After a long search, I'm sure I finally stumbled on the right place: Archie Somers Automotive Machine, no more than two miles from our house. It's a small shop that advertises only on the motors they build, which have large stickers on the valve covers that say "Somers Racing Engines" on them. Archie is a good listener who doesn't say much, but when he does, you're well-advised to pay attention.

The MPPE is now in Archie's shop. The head is coming apart to have a mirror finish put on the exhaust ports (he liked the fine sandblast finish of the intakes just the way Mike supplied it) and will dowel the manifold mounting surface so the intake manifolds will line up to the ports with minimum fuss. I'd had Bob Moreno clean up the insides of the manifolds themselves, and now they're getting a finish to match Mike's intake ports. If I'm willing to spend the money to have this done right, Archie's happy. If I'm not in a hurry to get it out of there, he's not in a hurry to get it out of there. I didn't ask for an estimate -- at this point, whatever it takes is whatever it takes, and any scrimping would be a false economy.
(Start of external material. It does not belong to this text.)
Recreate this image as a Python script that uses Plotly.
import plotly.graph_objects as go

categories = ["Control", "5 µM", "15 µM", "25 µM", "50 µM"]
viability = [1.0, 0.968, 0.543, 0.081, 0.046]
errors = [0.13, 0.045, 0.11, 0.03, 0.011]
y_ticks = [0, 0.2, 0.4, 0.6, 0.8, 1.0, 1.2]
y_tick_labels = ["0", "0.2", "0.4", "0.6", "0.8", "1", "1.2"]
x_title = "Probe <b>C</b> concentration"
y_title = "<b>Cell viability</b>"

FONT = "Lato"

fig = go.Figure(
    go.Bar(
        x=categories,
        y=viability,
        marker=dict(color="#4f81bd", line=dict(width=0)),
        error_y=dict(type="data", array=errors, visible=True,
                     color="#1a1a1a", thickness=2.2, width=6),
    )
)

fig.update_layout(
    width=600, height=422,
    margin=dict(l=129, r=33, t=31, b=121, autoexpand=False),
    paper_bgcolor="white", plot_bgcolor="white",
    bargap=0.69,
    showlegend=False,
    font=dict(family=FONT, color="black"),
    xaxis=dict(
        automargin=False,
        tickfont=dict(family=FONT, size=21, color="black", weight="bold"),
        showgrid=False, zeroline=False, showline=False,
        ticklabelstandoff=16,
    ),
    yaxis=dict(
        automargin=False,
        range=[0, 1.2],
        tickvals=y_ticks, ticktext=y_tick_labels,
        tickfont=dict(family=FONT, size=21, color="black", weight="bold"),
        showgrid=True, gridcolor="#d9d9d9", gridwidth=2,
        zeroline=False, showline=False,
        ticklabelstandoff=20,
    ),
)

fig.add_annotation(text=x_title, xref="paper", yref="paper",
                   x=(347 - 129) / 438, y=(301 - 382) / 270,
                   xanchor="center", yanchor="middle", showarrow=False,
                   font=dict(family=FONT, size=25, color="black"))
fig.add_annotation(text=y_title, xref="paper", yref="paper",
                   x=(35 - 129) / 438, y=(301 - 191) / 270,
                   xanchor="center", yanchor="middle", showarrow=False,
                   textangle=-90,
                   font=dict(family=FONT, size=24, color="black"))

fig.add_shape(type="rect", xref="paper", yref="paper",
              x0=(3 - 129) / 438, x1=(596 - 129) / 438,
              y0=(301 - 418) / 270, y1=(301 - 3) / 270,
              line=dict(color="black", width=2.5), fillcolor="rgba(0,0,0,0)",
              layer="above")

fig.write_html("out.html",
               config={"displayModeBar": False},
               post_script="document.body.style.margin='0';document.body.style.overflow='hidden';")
And that's where the MPPE project, revived at long last, currently sits. I'm working on further improvements to the 1800's suspension, and the original rear end with its tapered axles is about to become an issue with the amount of power projected to become available. There's a lot of detail work to be done to accomodate the new motor, but I hope to have it all running within two months.

I'll leave you with a teaser. Cameron is now engaged in building a motor under John Parker's direction to take the high-end version of the Vintage Performance Developments supercharger kit. Bob Moreno is assembling the bottom end using forged pistons and reworking that old head from the MPPE core I gave Cam a while back, working to John's specs. This will end up in Cam's Tancar at roughly the same time the MPPE does in my 1800.

Shootout at Portland International Raceway, anyone?

*As we publish this, Vintage Performance Developments is supplying an aluminum flywheel and a special clutch disk for use with a regular Borg & Beck HD cover, supplied by RPR.